In a parallel universe, I arrived in Croatia today, excited for another Sheng Zhen Qigong teacher training. Excited to leave Hvar a couple of days early, to take a boat from Split to Ancona. A pilgrimage to one of Venus's temples. And then a train to Rome to one of Saturn's temples. And then a plane to Malta to visit my cousin. Taking photographs of myself, the happy woman I've become, to replace photographs of the unhappy teenager I was the last time I was in Malta.
In a parallel universe, I live on Mercer Island. I bought a house there instead of Guemes Island. Instead of Anacortes. I have a large mortgage, but I make more money, so it all evens out. More or less.
In a parallel universe, I finished law school, got a job at a law firm, and hate life.
In a parallel universe, I'm dead and gone.
But in this universe, I'm alive and well. Sometimes I feel a lightness, joy, gratitude over this. But sometimes I feel a heaviness, an extra burden, like I better figure out why I survived my accident, what my purpose is, and better make the most of this 2nd chance at life.

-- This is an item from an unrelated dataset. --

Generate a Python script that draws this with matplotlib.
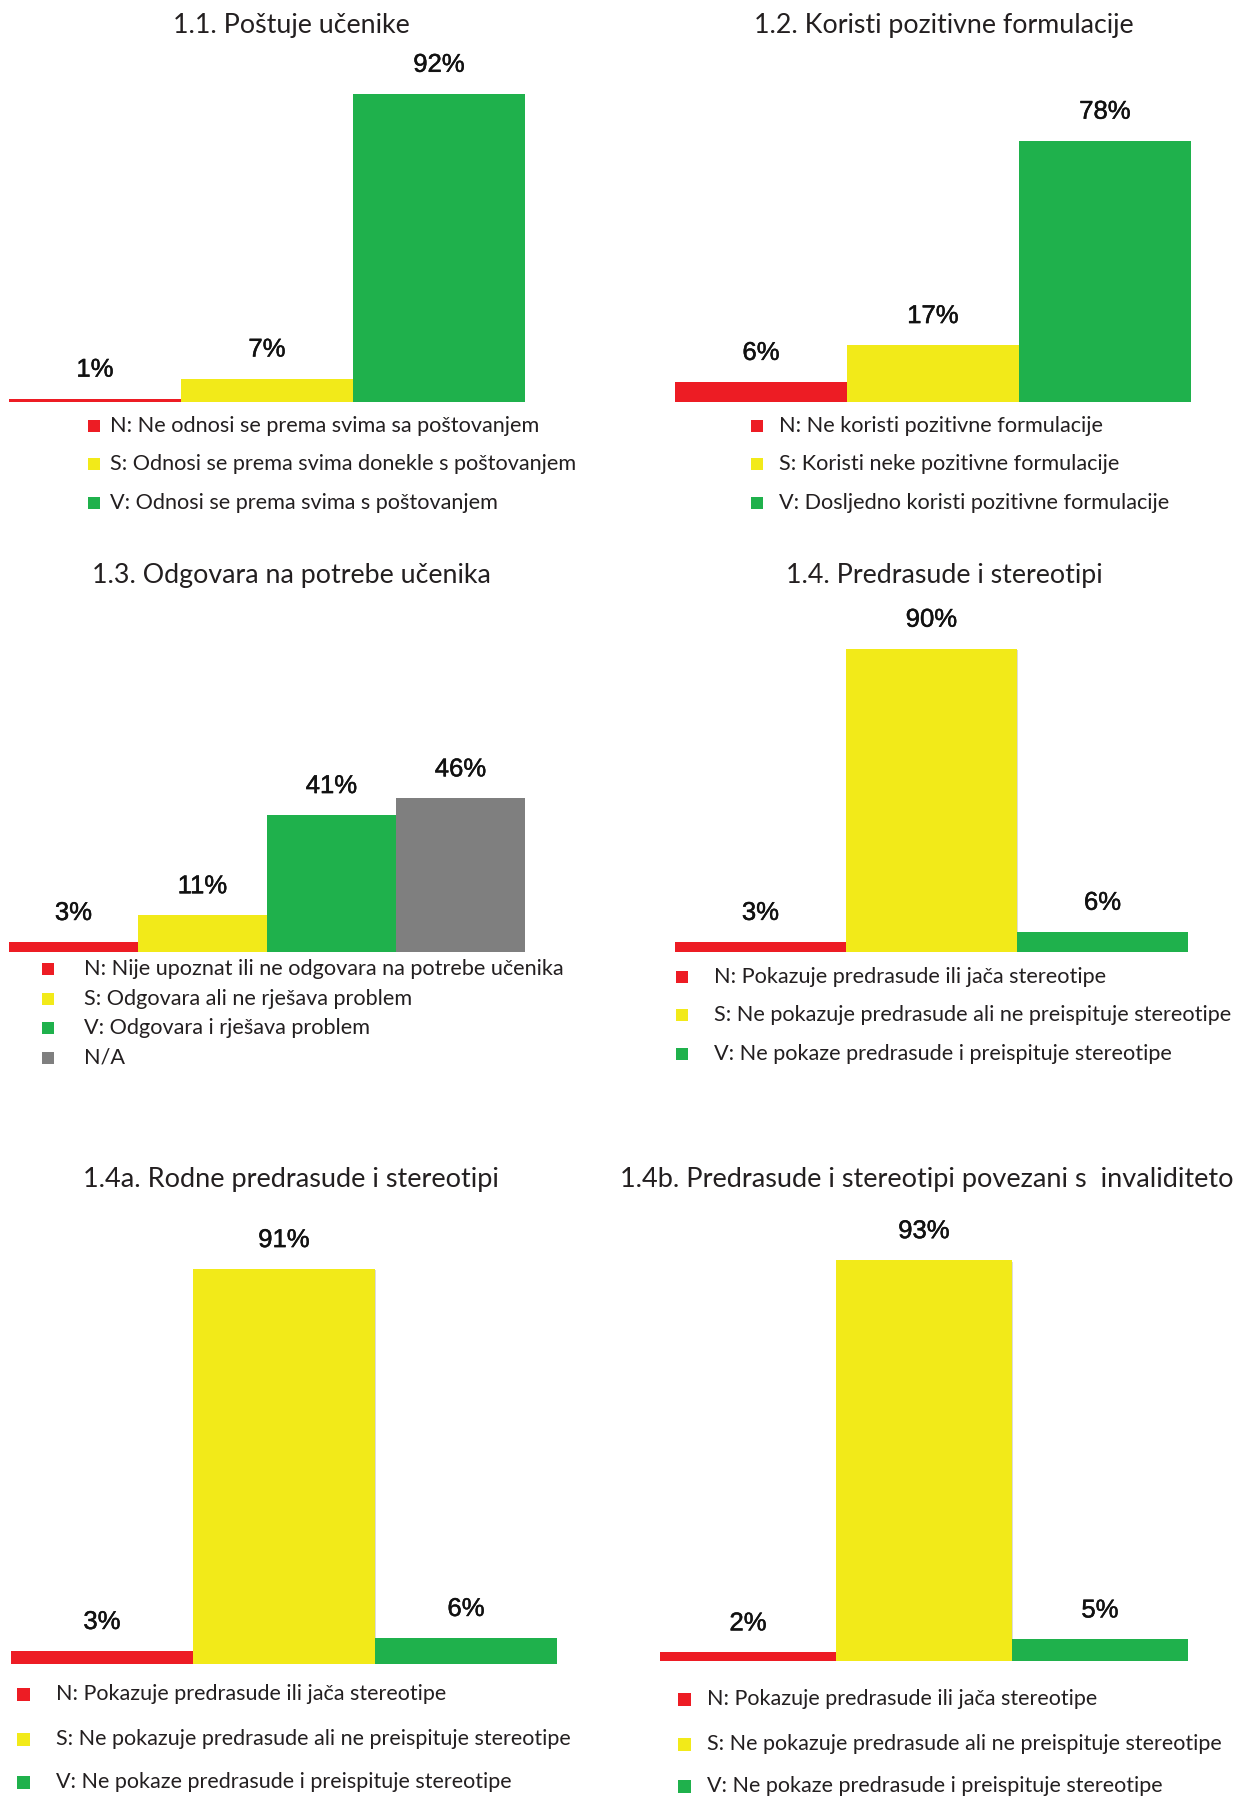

In this universe, I dropped out of law school, went to Heartwood, and started my own healing arts business.
In this universe, I'm living in Anacortes, in a super cute house. I don't worry about a mortgage. Feeling secure. More or less.
In this universe, I'm relieved to be back from California and just staying home, instead of traveling--
And yet there's a part of me that isn't settling in. There's a part of me that's sad, that's mourning some loss. A part of me that's restless and a little nervous about not having any trips planned until October. There's a part of me that's not here and doesn't want to be here. And although that part of me is much smaller, and less often present, than the part of me that is settling in and happy to be here, loving life and living it with arms wide open, that small part of me, when it does speak up, it does so loudly and threatens to take over.
In a parallel universe, this doesn't bother me. And in this universe, I'm learning to accept all these parts of myself, all these universes. And the more I do, the less bothered I am by any of it. The more I just observe. Just notice. The more present I am, the less I judge, and the less I even think about parallel universes.